Last month the Federal Court handed down their decision in the case of Szepesvary  v Weston (Trustee), in the matter of Szepesvary (Bankrupt) (No 2) [2018] FCA 87. The case considered an application by Szepesvary to annul bankruptcy pursuant to s153B of the Bankruptcy Act 1966 and to set aside the bankruptcy notice upon which the creditor’s petition was based, pursuant to s 30(1) of the Bankruptcy Act.

The debt associated with the bankruptcy notice had been assigned to ACM Group Ltd by Westpac Banking Corporation. Westpac contended they subsequently provided Szepesvary with a written notice that his liability previously owing to Westpac was due and payable to ACM. At trial, ACM relied on Westpac’s computer records which indicated the notice had been sent to Szepesvary’s residence on 6 October 2011.

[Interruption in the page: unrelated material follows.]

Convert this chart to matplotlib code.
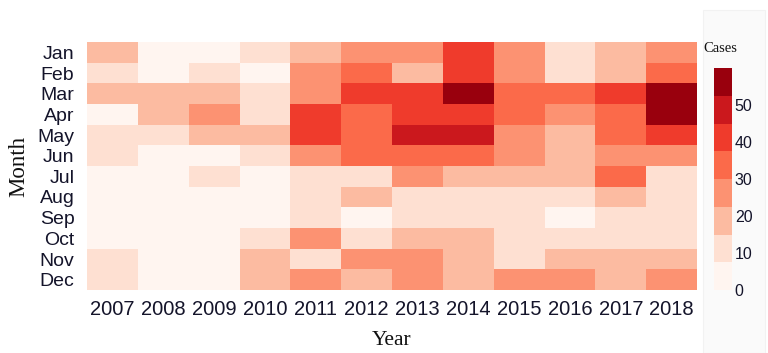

Szepesvary claimed he did not receive the Notice until many years later, at which point he was already bankrupt. Despite this, Szepesvary acknowledged he could not recall all of the correspondence he received from Westpac and ACM dating back to 2011. He also testified that the house in which he lived had multiple letterboxes and that it was not uncommon for his mail to be mistakenly delivered to his neighbour.

In determining whether the notice had been served to Szepesvary, O’Callaghan J considered s134 of the Property Law Act 1958 (Vic), which specifies that an absolute assignment of writing will only be effective if express notice is given to the debtor.

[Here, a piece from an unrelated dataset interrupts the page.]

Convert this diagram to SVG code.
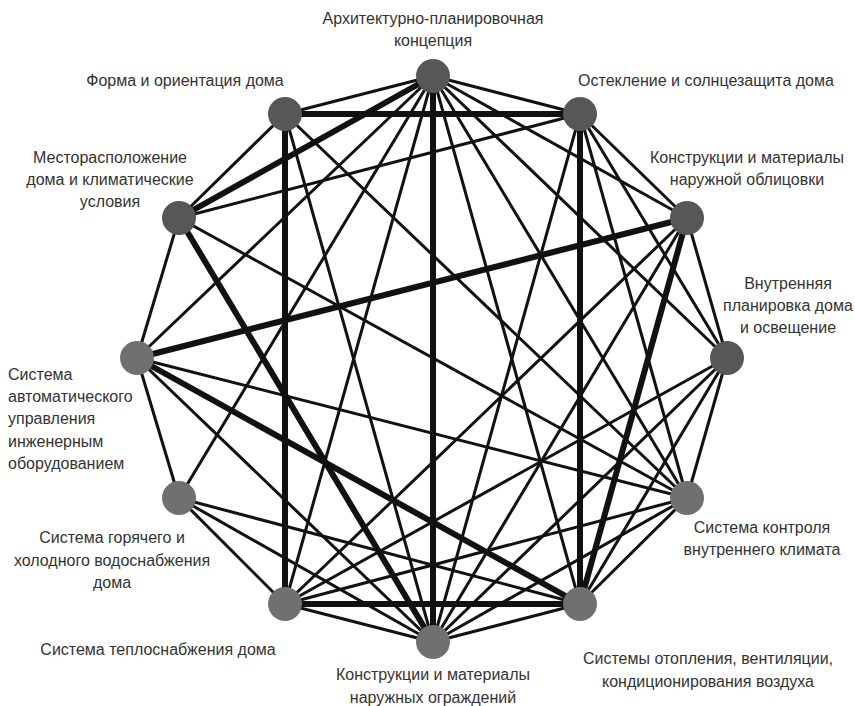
<svg xmlns="http://www.w3.org/2000/svg" width="855" height="706" viewBox="0 0 855 706">
<style>
.e{stroke:#111;stroke-width:3;fill:none}
.t{stroke:#111;stroke-width:6;fill:none}
.nd{fill:#575757}
.nl{fill:#707070}
text{font-family:"Liberation Sans",Arial,sans-serif;font-size:16px;fill:#333;text-anchor:middle}
</style>
<rect width="855" height="706" fill="#fff"/>
<g id="connectors">
<!-- ring -->
<line class="e" x1="433" y1="76" x2="580" y2="114"/>
<line class="e" x1="580" y1="114" x2="687" y2="218"/>
<line class="e" x1="687" y1="218" x2="727" y2="358"/>
<line class="e" x1="727" y1="358" x2="687" y2="498"/>
<line class="e" x1="687" y1="498" x2="580" y2="604"/>
<line class="e" x1="580" y1="604" x2="433" y2="642"/>
<line class="e" x1="433" y1="642" x2="285" y2="604"/>
<line class="e" x1="285" y1="604" x2="179" y2="498"/>
<line class="e" x1="179" y1="498" x2="137" y2="358"/>
<line class="e" x1="137" y1="358" x2="179" y2="218"/>
<line class="e" x1="179" y1="218" x2="285" y2="114"/>
<line class="e" x1="285" y1="114" x2="433" y2="76"/>
<!-- A -->
<line class="e" x1="433" y1="76" x2="137" y2="358"/>
<line class="e" x1="433" y1="76" x2="179" y2="498"/>
<line class="e" x1="433" y1="76" x2="285" y2="604"/>
<line class="e" x1="433" y1="76" x2="580" y2="604"/>
<line class="e" x1="433" y1="76" x2="687" y2="498"/>
<line class="e" x1="433" y1="76" x2="727" y2="358"/>
<line class="e" x1="433" y1="76" x2="687" y2="218"/>
<!-- K -->
<line class="e" x1="179" y1="218" x2="580" y2="114"/>
<line class="e" x1="179" y1="218" x2="687" y2="498"/>
<!-- J -->
<line class="e" x1="137" y1="358" x2="687" y2="498"/>
<line class="e" x1="137" y1="358" x2="433" y2="642"/>
<!-- L -->
<line class="e" x1="285" y1="114" x2="433" y2="642"/>
<line class="e" x1="285" y1="114" x2="687" y2="498"/>
<!-- B -->
<line class="e" x1="580" y1="114" x2="687" y2="498"/>
<line class="e" x1="580" y1="114" x2="727" y2="358"/>
<line class="e" x1="580" y1="114" x2="433" y2="642"/>
<!-- C -->
<line class="e" x1="687" y1="218" x2="285" y2="604"/>
<line class="e" x1="687" y1="218" x2="433" y2="642"/>
<!-- D -->
<line class="e" x1="727" y1="358" x2="285" y2="604"/>
<line class="e" x1="727" y1="358" x2="433" y2="642"/>
<line class="e" x1="727" y1="358" x2="580" y2="604"/>
<!-- E -->
<line class="e" x1="687" y1="498" x2="433" y2="642"/>
<line class="e" x1="687" y1="498" x2="285" y2="604"/>
<!-- I -->
<line class="e" x1="179" y1="498" x2="580" y2="604"/>
<line class="e" x1="179" y1="498" x2="433" y2="642"/>
<!-- thick -->
<line class="t" x1="285" y1="114" x2="580" y2="114"/>
<line class="t" x1="285" y1="114" x2="285" y2="604"/>
<line class="t" x1="580" y1="114" x2="580" y2="604"/>
<line class="t" x1="285" y1="604" x2="580" y2="604"/>
<line class="t" x1="433" y1="76" x2="433" y2="642"/>
<line class="t" x1="433" y1="76" x2="179" y2="218"/>
<line class="t" x1="179" y1="218" x2="433" y2="642"/>
<line class="t" x1="137" y1="358" x2="687" y2="218"/>
<line class="t" x1="137" y1="358" x2="580" y2="604"/>
<line class="t" x1="687" y1="218" x2="580" y2="604"/>
</g>
<g id="nA"><circle class="nd" cx="433" cy="76" r="17"/><text x="433" y="24">Архитектурно-планировочная</text><text x="433" y="46">концепция</text></g>
<g id="nB"><circle class="nd" cx="580" cy="114" r="17"/><text x="706" y="86">Остекление и солнцезащита дома</text></g>
<g id="nC"><circle class="nd" cx="687" cy="218" r="17"/><text x="747" y="163">Конструкции и материалы</text><text x="747" y="185">наружной облицовки</text></g>
<g id="nD"><circle class="nd" cx="727" cy="358" r="17"/><text x="788" y="289">Внутренняя</text><text x="788" y="311">планировка дома</text><text x="788" y="333">и освещение</text></g>
<g id="nE"><circle class="nl" cx="687" cy="498" r="17"/><text x="762" y="533">Система контроля</text><text x="762" y="555">внутреннего климата</text></g>
<g id="nF"><circle class="nl" cx="580" cy="604" r="17"/><text x="708" y="664">Системы отопления, вентиляции,</text><text x="708" y="687">кондиционирования воздуха</text></g>
<g id="nG"><circle class="nl" cx="433" cy="642" r="17"/><text x="433" y="680">Конструкции и материалы</text><text x="433" y="703">наружных ограждений</text></g>
<g id="nH"><circle class="nl" cx="285" cy="604" r="17"/><text x="158" y="655">Система теплоснабжения дома</text></g>
<g id="nI"><circle class="nl" cx="179" cy="498" r="17"/><text x="112" y="543">Система горячего и</text><text x="112" y="566">холодного водоснабжения</text><text x="112" y="588">дома</text></g>
<g id="nJ"><circle class="nl" cx="137" cy="358" r="17"/><g style="text-anchor:start"><text x="8" y="380" style="text-anchor:start">Система</text><text x="8" y="402" style="text-anchor:start">автоматического</text><text x="8" y="424" style="text-anchor:start">управления</text><text x="8" y="447" style="text-anchor:start">инженерным</text><text x="8" y="469" style="text-anchor:start">оборудованием</text></g></g>
<g id="nK"><circle class="nd" cx="179" cy="218" r="17"/><text x="110" y="163">Месторасположение</text><text x="110" y="185">дома и климатические</text><text x="110" y="207">условия</text></g>
<g id="nL"><circle class="nd" cx="285" cy="114" r="17"/><text x="185" y="86">Форма и ориентация дома</text></g>
</svg>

Moreover, his Honour referred to s160(1) Evidence Act 1995 (Cth), which states:

  • “It is presumed (unless evidence sufficient to raise doubt about the presumption is adduced) that a postal article sent by prepaid post addressed to a person at a specified address in Australia or in an external Territory was received at that address on the fourth working day after having been posted.”

Lastly, O’Callaghan J referred to the judgement of Jacobson J in Leveraged Equities Limited v Goodridge:

  • It is trite law that there is a prima facie presumption of fact that an envelope addressed and posted and not afterwards returned reached its destination in the ordinary course of post.”

Accordingly, his Honour concluded ACM had presented sufficient evidence to support a finding that the Notice had been adequately addressed and posted, and that Szepesvary’s evidence was not sufficient to negate the presumption.

O’Callaghan J emphasized the role of a recipient in the correct service of a document, drawing upon the finding of Lindgren J in Deputy Commissioner of Taxation v Trio  to conclude that the risk of non-delivery created by Szepesvary could not have been known by Westpac:

  • “There are strong policy reasons why any risk arising from the fact that there is no letter box or any other facility for receipt of mail at the registered office or from such an arrangement should lie with the company. It is the company that chooses not to have such a facility or to have as its registered office premises to which it is not practicable for mail to be delivered.”

Ultimately the case was dismissed with costs. It serves as a timely reminder to all parties of the importance of ensuring documents are served correctly when delivered by post.